The story goes back to 1998. At the time, Ashraf Qazi was Pakistan’s high commissioner and a close friend. Eager to establish a personal rapport with the NDA government, he asked if I would help. George Fernandes was my initial choice and I set up a few meetings, usually over quiet dinners at my home. They worked magnificently. Fernandes and Qazi became friends and learnt to trust each other.
“I’d like to meet Mr. Advani,” Ashraf announced one day in early 2000. George Fernandes arranged the meeting and I was asked to drive Ashraf to Advani’s Pandara Road residence. It was fixed for 10:00 p.m. No one else was informed.
Ashraf had no idea how long the meeting would last. “Don’t go far,” he warned. “I’ll ring your mobile as soon as it’s over.” I sat outside in the car expecting him in half an hour. He stayed 90 minutes.
Over the next year, there were perhaps twenty such clandestine meetings. The vast majority were at night. I was the chauffeur and the guards at Pandara Road were only given my name. Soon, a routine was established. The two As would disappear into Advani’s study. I would sit with Mrs. Advani and Pratibha. When their conversation was over, they’d join us for a cup of tea.
The only person who stumbled upon this — but I don’t think he worked it out — was Sudheendra Kulkarni. In those days, he was Vajpayee’s speech writer. His association with Advani was yet to begin. At the very first meeting, he walked in, unannounced, to deliver papers, but fortunately, didn’t stay. Two weeks later, when the second meeting was underway and I’d parked under a streetlight in Khan Market, Sudheendra, emerging from a Chinese restaurant, recognised me.
“I’m a little early to collect a friend who’s dining at the Ambassador,” I lied. “So I thought I’d wait here.” Amazingly, Sudheendra believed this but thereafter, Pratibha insisted I wait with them.

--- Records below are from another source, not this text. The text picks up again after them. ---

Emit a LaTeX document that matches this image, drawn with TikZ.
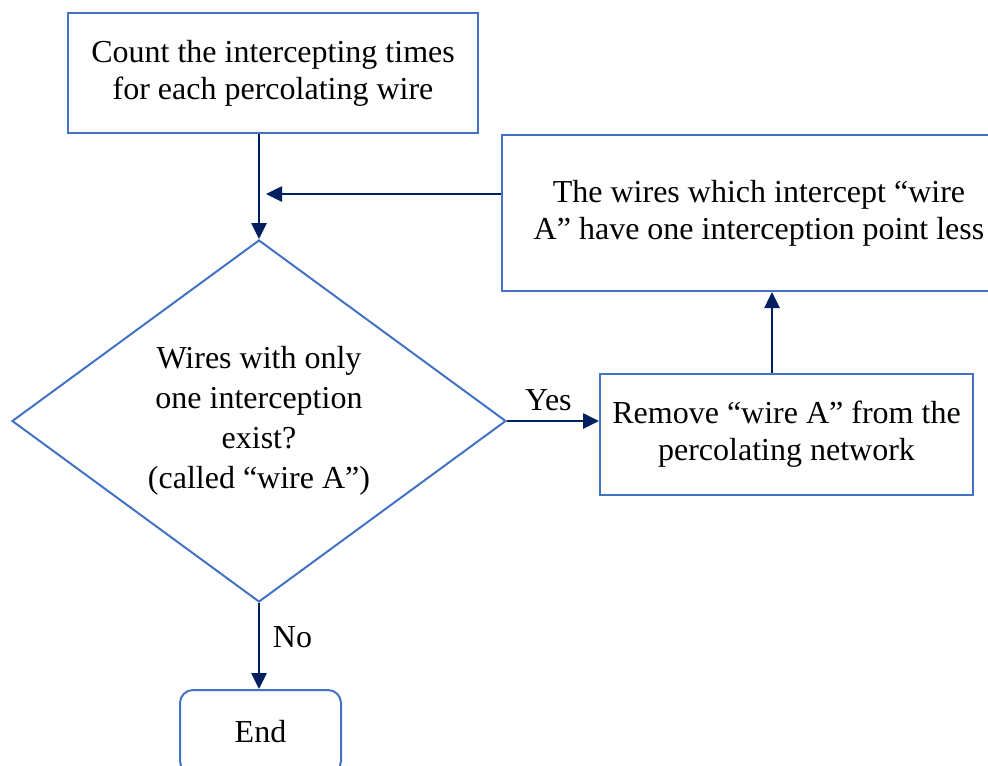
\documentclass[tikz,border=0pt]{standalone}
\usepackage{fontspec}
\setmainfont{Liberation Serif}
\usepackage{tikz}
\usetikzlibrary{arrows.meta,positioning,shapes.geometric,calc}
\usepackage{xcolor}
\definecolor{boxblue}{RGB}{68,114,196}
\definecolor{navyblue}{RGB}{0,32,96}
\tikzset{
  block/.style={rectangle, draw=boxblue, line width=1pt, fill=white,
                align=center, font=\fontsize{16}{18.5}\selectfont},
  decision/.style={diamond, draw=boxblue, line width=1pt, fill=white, inner sep=0pt,
                   shape aspect=1.36, minimum width=247pt, minimum height=181pt,
                   align=center, font=\fontsize{16}{20}\selectfont},
  terminal/.style={block, rounded corners=6.5pt},
  arrow/.style={-{Triangle[length=8pt,width=7.5pt]}, line width=1.3pt, navyblue},
  label/.style={font=\fontsize{16}{18.5}\selectfont, text=black},
}
\begin{document}
\begin{tikzpicture}[x=0.5pt,y=-0.5pt]
\useasboundingbox (0,0) rectangle (988,765);
\node[block, minimum width=205pt, minimum height=60pt] (count) at (273,73)
  {Count the intercepting times\\for each percolating wire};
\node[decision] (check) at (259,421)
  {Wires with only\\one interception\\exist?\\(called “wire A”)};
\node[block, minimum width=186.5pt, minimum height=60.5pt] (remove) at (786.5,434.5)
  {Remove “wire A” from the\\percolating network};
\node[block, minimum width=257pt, minimum height=78pt] (update) at (759,213)
  {The wires which intercept “wire\\A” have one interception point less};
\node[terminal, minimum width=80.5pt, minimum height=42pt] (stop) at (260.5,732) {End};
\coordinate (join) at (266,194);
\draw[arrow] (count.south -| check.north) -- (check.north);
\draw[arrow] (check.east) -- (check.east -| remove.west)
  node[label, pos=0.45, above=1pt] {Yes};
\draw[arrow] ([xshift=-7.25pt]remove.north) -- ([xshift=-7.25pt]remove.north |- update.south);
\draw[arrow] (update.west |- join) -- (join);
\draw[arrow] (check.south) -- (check.south |- stop.north)
  node[label, pos=0.4, right=3pt] {No};
\end{tikzpicture}
\end{document}
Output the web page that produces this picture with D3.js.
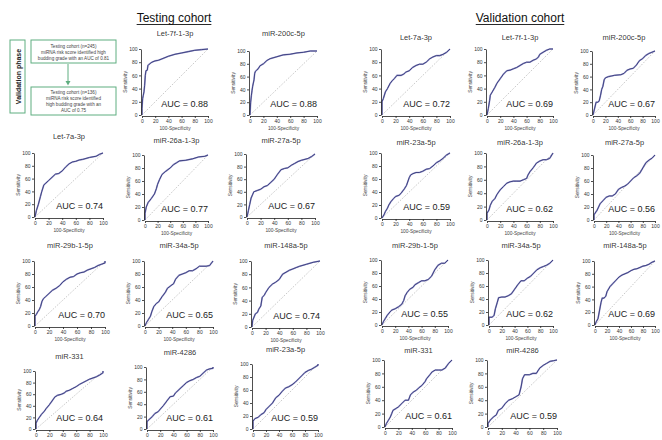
<!DOCTYPE html>
<html>
<head>
<meta charset="utf-8">
<script src="https://cdn.jsdelivr.net/npm/d3@7"></script>
<style>
  body { margin: 0; background: #fff; }
  svg { font-family: "Liberation Sans", Arial, sans-serif; }
</style>
</head>
<body>
<svg id="chart"></svg>
<script>
// ---- data: ROC points as [100-specificity, sensitivity] ----
const ticks = [0, 20, 40, 60, 80, 100];

const testingNames = ["Let-7f-1-3p", "miR-200c-5p", "Let-7a-3p", "miR-26a-1-3p", "miR-27a-5p",
  "miR-29b-1-5p", "miR-34a-5p", "miR-148a-5p", "miR-331", "miR-4286", "miR-23a-5p"];
const testingAUC = ["0.88", "0.88", "0.74", "0.77", "0.67", "0.70", "0.65", "0.74", "0.64", "0.61", "0.59"];

const validationNames = ["Let-7a-3p", "Let-7f-1-3p", "miR-200c-5p", "miR-23a-5p", "miR-26a-1-3p",
  "miR-27a-5p", "miR-29b-1-5p", "miR-34a-5p", "miR-148a-5p", "miR-331", "miR-4286"];
const validationAUC = ["0.72", "0.69", "0.67", "0.59", "0.62", "0.56", "0.55", "0.62", "0.69", "0.61", "0.59"];

const tLet7f = [[0,0],[0,10],[1,25],[2,30],[3,35],[4,45],[5,60],[6,67],[8,68],[9,75],[11,77],[15,80],[20,82],[25,83],[30,85],[40,89],[50,92],[60,94],[70,96],[80,98],[90,99],[100,100]];
const tMiR200c = [[0,0],[1,20],[2,30],[3,38],[4,45],[6,55],[7,65],[8,68],[10,70],[12,72],[15,77],[20,80],[25,85],[30,88],[40,91],[50,94],[60,95],[70,97],[80,98],[90,100],[100,100]];
const tLet7a = [[0,0],[2,10],[5,20],[8,32],[10,40],[13,50],[16,53],[20,57],[25,62],[30,67],[35,68],[40,72],[45,78],[50,83],[55,86],[60,87],[65,89],[70,90],[80,93],[90,95],[95,98],[100,100]];
const tMiR26a = [[0,0],[0,10],[2,20],[5,27],[10,33],[15,40],[18,48],[20,55],[23,62],[27,70],[33,75],[40,80],[45,85],[50,88],[55,91],[65,92],[75,94],[85,97],[95,98],[100,100]];
const tMiR27a = [[0,0],[2,10],[4,20],[6,30],[8,35],[10,40],[15,42],[20,44],[25,48],[30,50],[35,55],[40,60],[45,68],[50,75],[55,77],[60,78],[65,82],[70,85],[75,88],[80,90],[90,93],[95,96],[100,100]];
const tMiR29b = [[0,0],[0,15],[2,18],[4,22],[6,25],[8,30],[10,38],[12,42],[15,45],[20,50],[25,55],[30,58],[35,62],[40,68],[45,72],[50,75],[55,76],[60,80],[65,82],[70,83],[75,86],[80,88],[85,90],[90,93],[95,95],[100,97],[100,100]];
const tMiR34a = [[0,0],[2,5],[5,10],[8,15],[10,22],[13,30],[17,35],[20,37],[25,45],[30,52],[33,58],[38,62],[42,65],[45,72],[50,78],[55,80],[60,82],[65,85],[70,85],[75,88],[80,92],[90,92],[95,93],[100,100]];
const tMiR148a = [[0,0],[1,10],[3,15],[5,20],[8,22],[10,27],[13,32],[15,45],[18,48],[20,52],[25,60],[30,65],[35,68],[40,72],[45,80],[50,83],[55,86],[60,88],[65,90],[70,92],[80,95],[90,98],[100,100]];
const tMiR331 = [[0,0],[0,10],[2,15],[5,20],[8,25],[12,30],[15,35],[20,42],[25,50],[28,55],[32,58],[38,60],[42,62],[45,65],[50,67],[55,70],[60,73],[65,77],[70,80],[75,83],[80,86],[85,88],[90,90],[95,93],[100,97],[100,100]];
const tMiR4286 = [[0,0],[0,12],[3,15],[8,20],[12,25],[17,28],[20,32],[25,38],[30,45],[35,52],[40,53],[43,58],[47,62],[50,65],[55,70],[60,75],[65,78],[70,80],[75,83],[80,85],[85,90],[90,95],[95,97],[100,98],[100,100]];
const tMiR23a = [[0,0],[0,12],[3,16],[8,18],[12,22],[17,25],[20,30],[25,35],[30,40],[35,48],[40,52],[45,58],[50,63],[55,65],[60,68],[65,72],[70,77],[75,82],[80,87],[85,90],[90,92],[95,95],[100,98],[100,100]];

const vLet7a = [[0,0],[0,20],[2,25],[5,35],[8,40],[12,48],[15,52],[18,55],[22,60],[28,60],[32,62],[35,65],[40,67],[45,72],[50,75],[55,77],[60,77],[65,80],[70,85],[75,88],[80,90],[85,90],[90,92],[95,95],[100,100]];
const vLet7f = [[0,0],[2,10],[4,22],[5,30],[8,35],[12,42],[15,48],[20,55],[25,62],[30,67],[35,68],[40,70],[45,72],[50,75],[55,78],[60,80],[65,80],[70,83],[75,85],[78,88],[80,92],[85,95],[90,98],[95,100],[100,100]];
const vMiR200c = [[0,0],[5,20],[8,20],[10,22],[12,30],[14,40],[16,45],[18,55],[20,58],[25,60],[30,61],[35,62],[45,63],[50,65],[55,70],[60,72],[65,73],[70,78],[75,85],[80,88],[85,93],[90,96],[95,98],[100,100]];
const vMiR23a = [[0,0],[3,5],[5,10],[8,15],[10,20],[13,25],[17,30],[20,33],[25,35],[28,38],[33,45],[36,50],[40,62],[42,66],[45,68],[50,70],[55,70],[60,72],[65,75],[70,76],[75,80],[80,85],[85,88],[90,92],[95,97],[100,100]];
const vMiR26a = [[0,0],[0,10],[3,15],[5,22],[8,28],[12,32],[15,38],[20,45],[25,50],[30,55],[35,57],[40,58],[45,58],[50,58],[55,60],[60,62],[62,67],[65,72],[70,78],[75,85],[80,88],[85,90],[90,90],[95,92],[100,100]];
const vMiR27a = [[0,0],[0,8],[5,15],[10,25],[15,30],[20,35],[25,37],[30,37],[35,40],[40,47],[45,50],[50,52],[55,55],[60,60],[65,65],[70,68],[75,72],[80,80],[85,88],[90,92],[95,95],[100,100]];
const vMiR29b = [[0,0],[2,5],[5,10],[8,15],[12,20],[15,23],[20,25],[25,28],[30,32],[33,38],[35,45],[38,50],[42,55],[47,58],[50,62],[55,65],[60,68],[65,68],[70,70],[75,75],[80,85],[85,92],[90,95],[95,95],[100,100]];
const vMiR34a = [[0,0],[0,12],[5,12],[8,15],[10,25],[13,35],[15,42],[20,43],[25,43],[30,45],[35,48],[40,55],[45,62],[50,68],[55,68],[60,72],[65,75],[70,80],[75,85],[80,88],[85,90],[90,92],[95,95],[100,100]];
const vMiR148a = [[0,0],[2,5],[5,10],[8,25],[10,35],[12,42],[15,42],[18,45],[20,52],[25,60],[30,65],[35,70],[40,75],[45,78],[50,80],[55,82],[60,85],[65,87],[70,88],[75,90],[80,92],[85,93],[90,95],[95,98],[100,100]];
const vMiR331 = [[0,0],[2,5],[5,10],[8,15],[10,20],[12,25],[17,28],[20,30],[25,35],[30,40],[35,40],[38,48],[42,52],[47,55],[50,58],[55,62],[60,68],[62,72],[67,78],[70,82],[75,85],[80,85],[85,85],[90,88],[95,95],[100,100]];
const vMiR4286 = [[0,0],[0,5],[3,10],[8,15],[12,18],[15,25],[20,28],[25,35],[30,40],[35,42],[40,45],[45,48],[48,60],[50,72],[53,78],[60,78],[65,80],[70,80],[75,88],[80,92],[85,95],[90,98],[95,99],[100,100]];

const testingCurves = [tLet7f, tMiR200c, tLet7a, tMiR26a, tMiR27a, tMiR29b, tMiR34a, tMiR148a, tMiR331, tMiR4286, tMiR23a];
const validationCurves = [vLet7a, vLet7f, vMiR200c, vMiR23a, vMiR26a, vMiR27a, vMiR29b, vMiR34a, vMiR148a, vMiR331, vMiR4286];

const flowTop = ["Testing cohort (n=245)", "miRNA risk score identified high", "budding grade with an AUC of 0.81"];
const flowBottom = ["Testing cohort (n=136)", "miRNA risk score identified", "high budding grade with an", "AUC of 0.75"];

// ---- layout: plot boxes in page pixels ----
const testingBoxes = [
  { x0: 142, x1: 208, y0: 49, y1: 115, ty: 36 },
  { x0: 250, x1: 317, y0: 51, y1: 115, ty: 36 },
  { x0: 35, x1: 103, y0: 153, y1: 217, ty: 139 },
  { x0: 145, x1: 208, y0: 155, y1: 220, ty: 143 },
  { x0: 247, x1: 315, y0: 154, y1: 217, ty: 143 },
  { x0: 35, x1: 105, y0: 261, y1: 326, ty: 248 },
  { x0: 145, x1: 213, y0: 261, y1: 326, ty: 248 },
  { x0: 252, x1: 320, y0: 261, y1: 327, ty: 248 },
  { x0: 36, x1: 103, y0: 371, y1: 429, ty: 359 },
  { x0: 147, x1: 213, y0: 367, y1: 429, ty: 355 },
  { x0: 253, x1: 318, y0: 364, y1: 429, ty: 352 }
];
const validationBoxes = [
  { x0: 382, x1: 450, y0: 49, y1: 115, ty: 40 },
  { x0: 487, x1: 553, y0: 49, y1: 115, ty: 40 },
  { x0: 593, x1: 655, y0: 51, y1: 115, ty: 40 },
  { x0: 382, x1: 450, y0: 153, y1: 218, ty: 145 },
  { x0: 487, x1: 553, y0: 153, y1: 220, ty: 145 },
  { x0: 594, x1: 655, y0: 155, y1: 220, ty: 145 },
  { x0: 382, x1: 448, y0: 260, y1: 325, ty: 248 },
  { x0: 489, x1: 553, y0: 260, y1: 325, ty: 248 },
  { x0: 595, x1: 655, y0: 261, y1: 325, ty: 248 },
  { x0: 385, x1: 452, y0: 360, y1: 427, ty: 353 },
  { x0: 488, x1: 557, y0: 360, y1: 427, ty: 353 }
];

const width = 662, height = 440;
const svg = d3.select("#chart").attr("width", width).attr("height", height);

function drawPanel(curve, name, auc, b) {
  const g = svg.append("g");
  const x = d3.scaleLinear().domain([0, 100]).range([b.x0, b.x1]);
  const y = d3.scaleLinear().domain([0, 100]).range([b.y1, b.y0]);

  // reference diagonal
  g.append("line")
    .attr("x1", x(0)).attr("y1", y(0)).attr("x2", x(100)).attr("y2", y(100))
    .attr("stroke", "#9a9a9a").attr("stroke-width", 0.7).attr("stroke-dasharray", "1,1.5");

  const line = d3.line().x(d => x(d[0])).y(d => y(d[1]));
  g.append("path").datum(curve)
    .attr("d", line).attr("fill", "none")
    .attr("stroke", "#9c9ccc").attr("stroke-width", 1.6);
  g.append("path").datum(curve)
    .attr("d", line).attr("fill", "none")
    .attr("stroke", "#35397a").attr("stroke-width", 0.9);

  const xa = g.append("g")
    .attr("transform", `translate(0, ${b.y1 + 1})`)
    .call(d3.axisBottom(x).tickValues(ticks).tickSize(2).tickSizeOuter(0).tickPadding(1.5));
  const ya = g.append("g")
    .attr("transform", `translate(${b.x0 - 1}, 0)`)
    .call(d3.axisLeft(y).tickValues(ticks).tickSize(2).tickSizeOuter(0).tickPadding(1.5));
  [xa, ya].forEach(a => {
    a.attr("font-size", "5px").attr("font-family", "Liberation Sans, Arial, sans-serif");
    a.selectAll("text").attr("fill", "#333");
    a.selectAll("path, line").attr("stroke", "#222").attr("stroke-width", 0.8);
  });

  g.append("text")
    .attr("transform", `translate(${b.x0 - 15}, ${(b.y0 + b.y1) / 2}) rotate(-90)`)
    .attr("text-anchor", "middle").attr("font-size", "4.8px").attr("fill", "#444")
    .text("Sensitivity");
  // bottom row is cropped in the original, its x label falls off the page
  if (b.y1 + 15 < height - 2) {
    g.append("text")
      .attr("x", (b.x0 + b.x1) / 2).attr("y", b.y1 + 15)
      .attr("text-anchor", "middle").attr("font-size", "4.8px").attr("fill", "#444")
      .text("100-Specificity");
  }

  g.append("text")
    .attr("x", (b.x0 + b.x1) / 2).attr("y", b.ty)
    .attr("text-anchor", "middle").attr("font-size", "7.5px").attr("fill", "rgba(40,40,40,0.95)")
    .text(name);

  g.append("text")
    .attr("x", b.x1).attr("y", b.y1 - 8)
    .attr("text-anchor", "end").attr("font-size", "9px").attr("fill", "#222")
    .text(`AUC = ${auc}`);
}

testingCurves.forEach((c, i) => drawPanel(c, testingNames[i], testingAUC[i], testingBoxes[i]));
validationCurves.forEach((c, i) => drawPanel(c, validationNames[i], validationAUC[i], validationBoxes[i]));

// section headers, underlined
[["Testing cohort", 174], ["Validation cohort", 520]].forEach(([label, cx]) => {
  const t = svg.append("text")
    .attr("x", cx).attr("y", 22).attr("text-anchor", "middle")
    .attr("font-size", "12px").attr("fill", "#111").text(label);
  const w = t.node().getComputedTextLength();
  svg.append("line")
    .attr("x1", cx - w / 2).attr("x2", cx + w / 2).attr("y1", 24.5).attr("y2", 24.5)
    .attr("stroke", "#111").attr("stroke-width", 0.9);
});

// flow diagram
const green = "#5fae80";
const flow = svg.append("g");
flow.append("rect").attr("x", 10).attr("y", 40).attr("width", 15).attr("height", 73)
  .attr("fill", "#fff").attr("stroke", green).attr("stroke-width", 1);
flow.append("text")
  .attr("transform", "translate(20.5, 76.5) rotate(-90)")
  .attr("text-anchor", "middle").attr("font-size", "7px").attr("font-weight", "bold").attr("fill", "#222")
  .text("Validation phase");
flow.append("rect").attr("x", 31).attr("y", 40).attr("width", 85).attr("height", 23)
  .attr("fill", "#fff").attr("stroke", green).attr("stroke-width", 1);
flow.append("rect").attr("x", 31).attr("y", 87).attr("width", 85).attr("height", 28)
  .attr("fill", "#fff").attr("stroke", green).attr("stroke-width", 1);
flow.append("line").attr("x1", 68).attr("x2", 68).attr("y1", 64).attr("y2", 82)
  .attr("stroke", green).attr("stroke-width", 1);
flow.append("path").attr("d", "M65.5,81 L70.5,81 L68,85.5 Z").attr("fill", green);
flow.selectAll(".ft").data(flowTop).join("text")
  .attr("x", 73.5).attr("y", (d, i) => 48 + i * 6)
  .attr("text-anchor", "middle").attr("font-size", "4.6px").attr("fill", "#444").text(d => d);
flow.selectAll(".fb").data(flowBottom).join("text")
  .attr("x", 73.5).attr("y", (d, i) => 94 + i * 6)
  .attr("text-anchor", "middle").attr("font-size", "4.6px").attr("fill", "#444").text(d => d);
</script>
</body>
</html>
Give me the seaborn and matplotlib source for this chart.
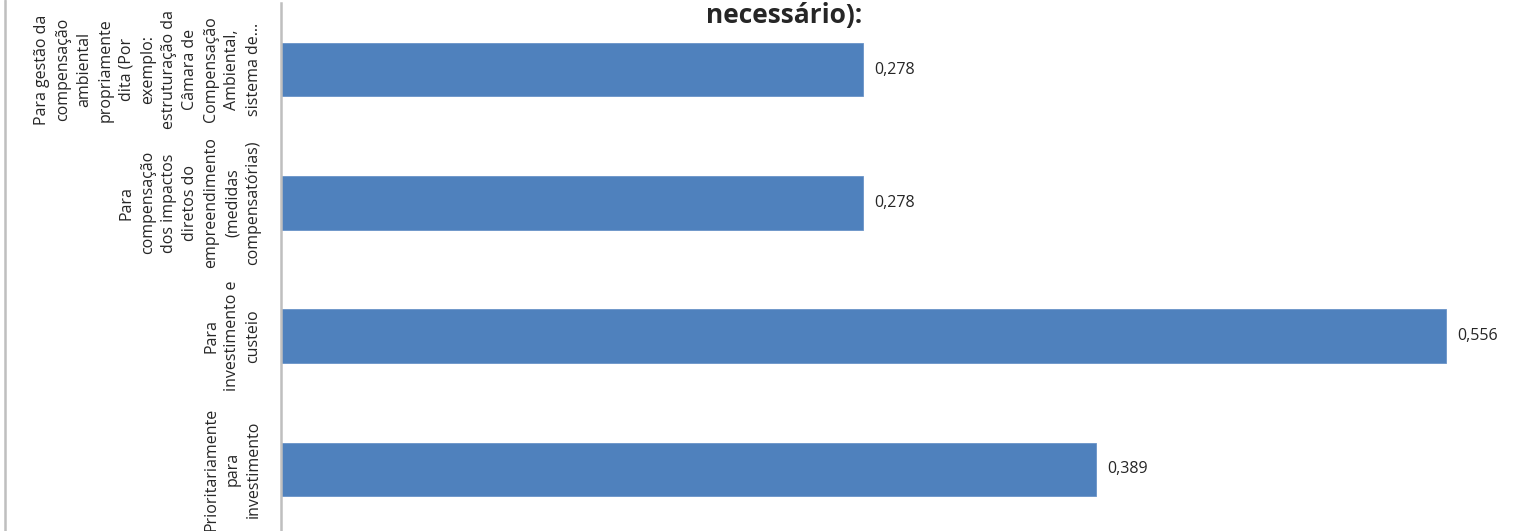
import matplotlib
matplotlib.use("Agg")
from matplotlib import pyplot as plt
import seaborn as sns
import pandas as pd

sns.set_style("white")
plt.rcParams['font.family'] = ['Open Sans', 'DejaVu Sans']

# Data
categories = [
    "Para gestão da\ncompensação\nambiental\npropriamente\ndita (Por\nexemplo:\nestruturação da\nCâmara de\nCompensação\nAmbiental,\nsistema de...",
    "Para\ncompensação\ndos impactos\ndiretos do\nempreendimento\n(medidas\ncompensatórias)",
    "Para\ninvestimento e\ncusteio",
    "Prioritariamente\npara\ninvestimento",
]
values = [0.278, 0.278, 0.556, 0.389]

df = pd.DataFrame({"categoria": categories, "valor": values})

fig = plt.figure(figsize=(15.13, 5.31), dpi=100)
ax = fig.add_axes([281 / 1513, -5 / 531, (1513 - 281) / 1513, 533 / 531])

sns.barplot(data=df, x="valor", y="categoria", color="#4F81BD", width=0.4,
            saturation=1, edgecolor="#6A93C8", linewidth=0.6, ax=ax)

ax.set_xlim(0, (1513 - 281) / 2095)
ax.set_xlabel("")
ax.set_ylabel("")
ax.set_xticks([])

# Rotated category labels, centred lines
ax.tick_params(axis="y", length=0, pad=14)
for lbl in ax.get_yticklabels():
    lbl.set_rotation(90)
    lbl.set_va("center")
    lbl.set_ha("right")
    lbl.set_multialignment("center")
    lbl.set_fontsize(11.5)
    lbl.set_linespacing(1.43)

# Value labels with decimal comma
ax.bar_label(ax.containers[0], labels=[f"{v:.3f}".replace(".", ",") for v in values],
             padding=8, fontsize=11.5)

for side in ["top", "right", "bottom"]:
    ax.spines[side].set_visible(False)
ax.spines["left"].set_color("#BFBFBF")
ax.spines["left"].set_linewidth(1.8)

# chart border on the left edge
fig.add_artist(plt.Line2D([5 / 1513, 5 / 1513], [0, 1], color="#BFBFBF", linewidth=1.8))

# Title (only last line visible)
fig.text(784 / 1513, 1 - 16 / 531, "necessário):", ha="center", va="center",
         fontsize=19, fontweight="bold")

plt.savefig("out.png", dpi=100)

Late in May 2001, India announced it had invited Musharraf. At 6:30 the next morning, Advani rang. I was asleep. “I’m sorry for calling so early but I want you to tell our common friend that he shares the credit for this development. Our meetings were a big help.”
Their last meeting was during the Musharraf visit. It happened after the Rashtrapati Bhawan banquet, close to 11:00 p.m. Ashraf rapidly changed from his achkan into casual clothes so no one would recognise him. Advani still had on the grey trousers of his bandgala suit. Agra was the next morning. There was hope in the air.
In the end, the summit failed. Ashraf’s and Advani’s best efforts were in vain, but the bond they formed did not snap. There were two further memorable meetings. The day after the attack on Parliament, at The Pioneer’s 10th anniversary dinner, Mrs. Advani insisted Ashraf meet her husband. He was hesitant to do so. He felt it would be embarrassing. But when he did, Advani grasped his hand and greeted him warmly. “What an amazing man,” Ashraf said afterwards.
Six months later, after the terrorist attack at Kaluchak, Ashraf was asked to leave. The government gave him a week. On his penultimate evening, the Advanis invited him for a personal farewell. It was my last duty as chauffeur.
Neither Ashraf nor Advani were embarrassed by the circumstances. They took it in their stride. Events had worked out very differently to their intentions but they had done their best. When it was time to leave, Ashraf started to shake hands.
“Galle lago,” Mrs. Advani intervened. She ensured the two embraced. Tears welled up in Advani’s eyes.